• Extracted records:
[start]
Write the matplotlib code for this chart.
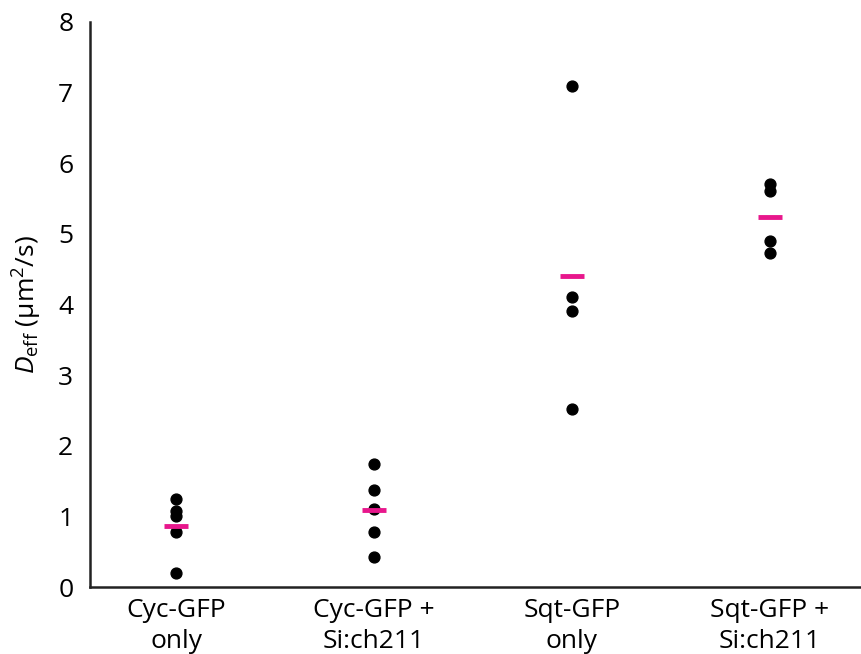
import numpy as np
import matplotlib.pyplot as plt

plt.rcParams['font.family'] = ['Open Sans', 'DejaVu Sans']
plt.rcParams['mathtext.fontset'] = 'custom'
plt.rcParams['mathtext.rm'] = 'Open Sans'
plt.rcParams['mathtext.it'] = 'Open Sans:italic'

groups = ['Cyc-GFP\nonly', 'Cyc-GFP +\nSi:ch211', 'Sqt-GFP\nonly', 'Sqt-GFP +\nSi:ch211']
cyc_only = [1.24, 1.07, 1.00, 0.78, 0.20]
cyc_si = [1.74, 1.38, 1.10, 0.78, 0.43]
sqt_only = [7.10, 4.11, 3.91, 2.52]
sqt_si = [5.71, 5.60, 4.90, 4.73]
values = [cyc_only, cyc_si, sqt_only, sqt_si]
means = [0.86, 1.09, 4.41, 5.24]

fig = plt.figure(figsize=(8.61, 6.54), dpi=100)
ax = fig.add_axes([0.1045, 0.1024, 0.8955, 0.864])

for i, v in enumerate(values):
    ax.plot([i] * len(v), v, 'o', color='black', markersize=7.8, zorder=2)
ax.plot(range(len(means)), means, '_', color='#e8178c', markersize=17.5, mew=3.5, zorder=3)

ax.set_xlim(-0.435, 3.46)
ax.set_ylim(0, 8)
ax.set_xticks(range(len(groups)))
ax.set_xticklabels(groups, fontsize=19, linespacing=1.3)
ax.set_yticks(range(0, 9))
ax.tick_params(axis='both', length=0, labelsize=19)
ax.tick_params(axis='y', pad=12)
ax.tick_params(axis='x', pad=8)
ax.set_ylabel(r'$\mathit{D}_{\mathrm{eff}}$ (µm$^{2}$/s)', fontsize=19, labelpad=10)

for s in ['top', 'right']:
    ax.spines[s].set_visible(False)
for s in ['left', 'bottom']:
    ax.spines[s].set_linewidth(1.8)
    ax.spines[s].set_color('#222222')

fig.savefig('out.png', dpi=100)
[end]
[start]
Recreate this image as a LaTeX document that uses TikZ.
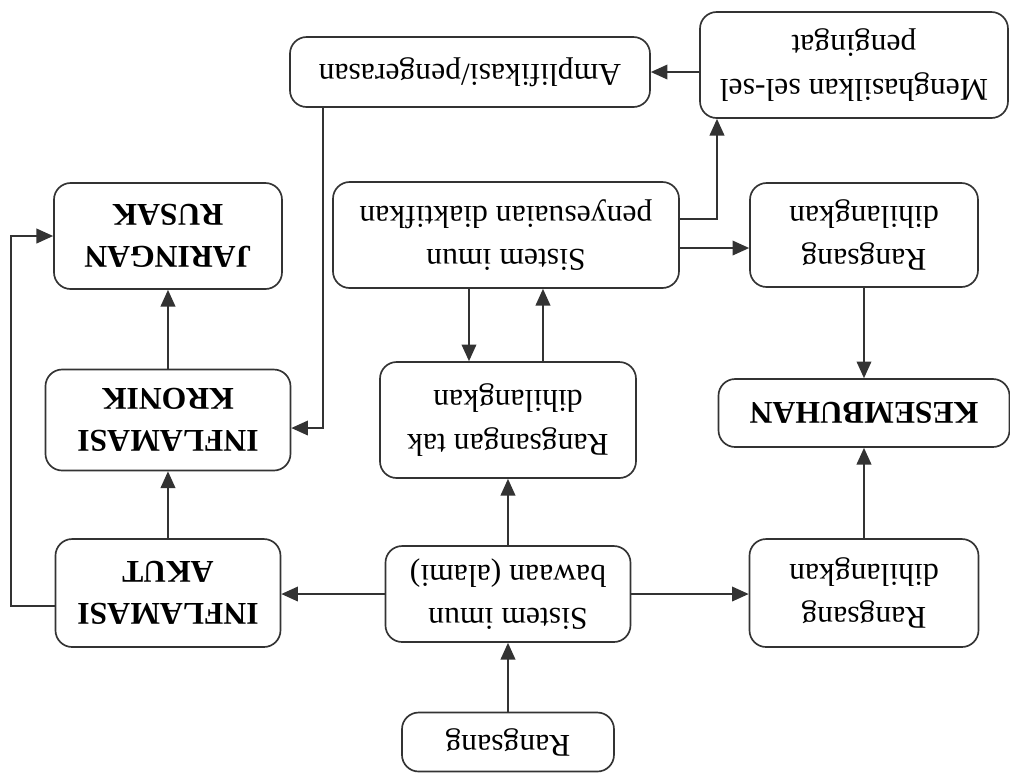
[end]
• What you have to do:
Repeat exactly, and only, the lines between the line holding "Write the matplotlib code for this chart." and the line holding "ax = fig.add_axes([0.1045, 0.1024, 0.8955, 0.864])", inclusive, leaving pictures out.

• Complete response:
Write the matplotlib code for this chart.
import numpy as np
import matplotlib.pyplot as plt

plt.rcParams['font.family'] = ['Open Sans', 'DejaVu Sans']
plt.rcParams['mathtext.fontset'] = 'custom'
plt.rcParams['mathtext.rm'] = 'Open Sans'
plt.rcParams['mathtext.it'] = 'Open Sans:italic'

groups = ['Cyc-GFP\nonly', 'Cyc-GFP +\nSi:ch211', 'Sqt-GFP\nonly', 'Sqt-GFP +\nSi:ch211']
cyc_only = [1.24, 1.07, 1.00, 0.78, 0.20]
cyc_si = [1.74, 1.38, 1.10, 0.78, 0.43]
sqt_only = [7.10, 4.11, 3.91, 2.52]
sqt_si = [5.71, 5.60, 4.90, 4.73]
values = [cyc_only, cyc_si, sqt_only, sqt_si]
means = [0.86, 1.09, 4.41, 5.24]

fig = plt.figure(figsize=(8.61, 6.54), dpi=100)
ax = fig.add_axes([0.1045, 0.1024, 0.8955, 0.864])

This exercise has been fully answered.